SRI means investing in stocks or bonds of those companies which perform, support or disapprove of certain actions. In order to check whether a company can be considered in the socially responsible investing there are three screening methods:

  1. The negative screen – this could be a fact that company consciously does not invest in a certain sector (for example tobacco).
  2. The positive screen – companies which are engaged in “green” actions (solar/wind power usage).
  3. The restricted screen – since corporations are often diversified, SRI fund managers utilize the restricted screen in filtration.

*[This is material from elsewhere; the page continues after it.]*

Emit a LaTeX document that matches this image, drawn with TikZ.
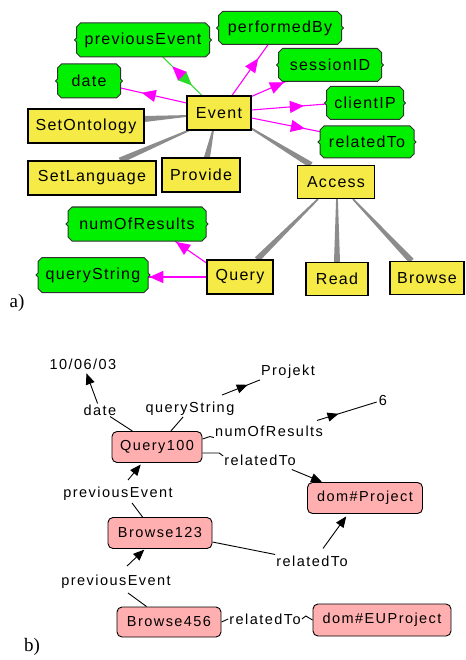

Investors have proved to be sensitive to the social problems as the popularity of the Socially Responsible Investing has grown by 22% in the last 2 years. If you decide to invest in SRI you have a few options to choose between. The most common are mutual funds. Parnassus, GuideStone Funds, and Calvert are the biggest fund companies. Also Exchange Traded Funds have recently appeared in SRI format and apart from this, you can check Powershares or iShares too. The important thing is to have some theoretical knowledge before investing. One of the sources of some information is surely the internet, there are also a few useful books in the topic, for example “The Complete Idiot’s Guide to Socially Responsible Investing” or “Socially Responsible Investing for Dummies”. But if you definitely do not feel confident enough to do it on your own, you can ask an advisor for a necessary help.